Why Paul Krugman Thinks Common Brazil-Argentina Currency Is A 'Terrible Idea'

Zinger Key Points
  • Krugman criticized the idea based on the theory of Optimum Currency Areas
  • He argued the idea would make sense only if the two ecomoies were similar enough to not face large "asymmetrical shocks."

Nobel laureate and noted economist Paul Krugman has poured cold water on the concept of a shared currency between Brazil and Argentina, calling it a "terrible idea."

What Happened: Krugman on Sunday shared a Financial Times article about economists questioning the South American giants' plan to create a common unit that would promote regional integration and challenge the U.S. dollar’s dominance.

Krugman criticized the idea based on the theory of Optimum Currency Areas, which according to Investopedia, states that "geographic regions may be better off using the same currency instead of each country within that geographic region using its own currency," subject to specific criteria.

Krugman argued that the proposed plan would make sense only if the two Latin American countries were each others' major trading partners and similar enough not to face large "asymmetrical shocks."
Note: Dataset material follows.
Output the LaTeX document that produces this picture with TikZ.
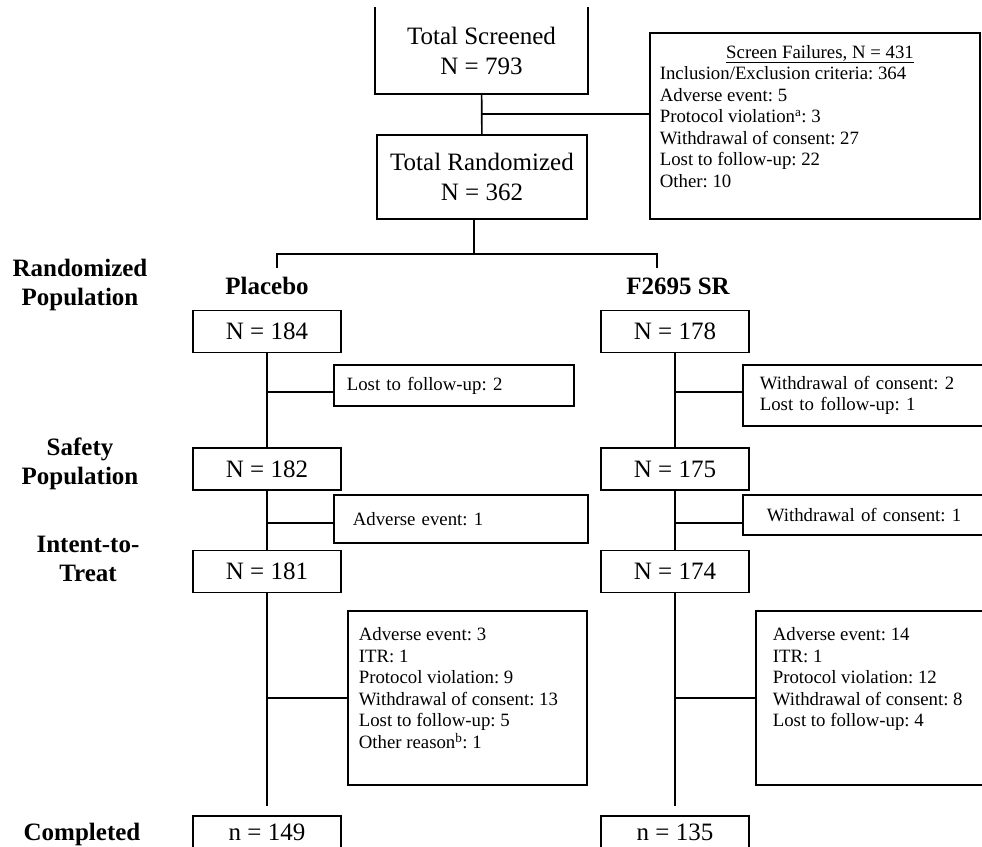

He shared a data snapshot of Brazil's export destinations, for which China accounted over 31% and the U.S. over 11% but Argentina only 4.2%.

"Argentina sends more to Brazil, because Brazil's economy is larger — but still only 15%," Krugman said while pointing out another stark difference: Argentine exports are mostly agricultural goods, while more than half of Brazilian exports were finished goods or fuel.

"So shocks to the world economy likely to cause big changes in equilibrium real exchange rate," Krugman said. "I don't know who came up with this idea, but it surely wasn't anyone who knows anything about international monetary economics."

Why It Matters: The idea floated by Brazil and Argentine leaders aims for greater economic integration in the region and eventually rope in other Latin American countries.

Argentina is also trying to recover from the brink of insolvency for many years, with shrinking central bank reserves and thinning trade with Brazil owing to a shortage of dollars. It has also failed to stymie soaring prices, with inflation currently running at a year-on-year rate of over 90%, delivering a severe blow to wages and earning power.

Cryptocurrency enthusiasts, meanwhile, are debating whether the two nations should ditch fiat currency and adopt either Dogecoin DOGE/USD or Bitcoin BTC/USD as a "right long-term bet."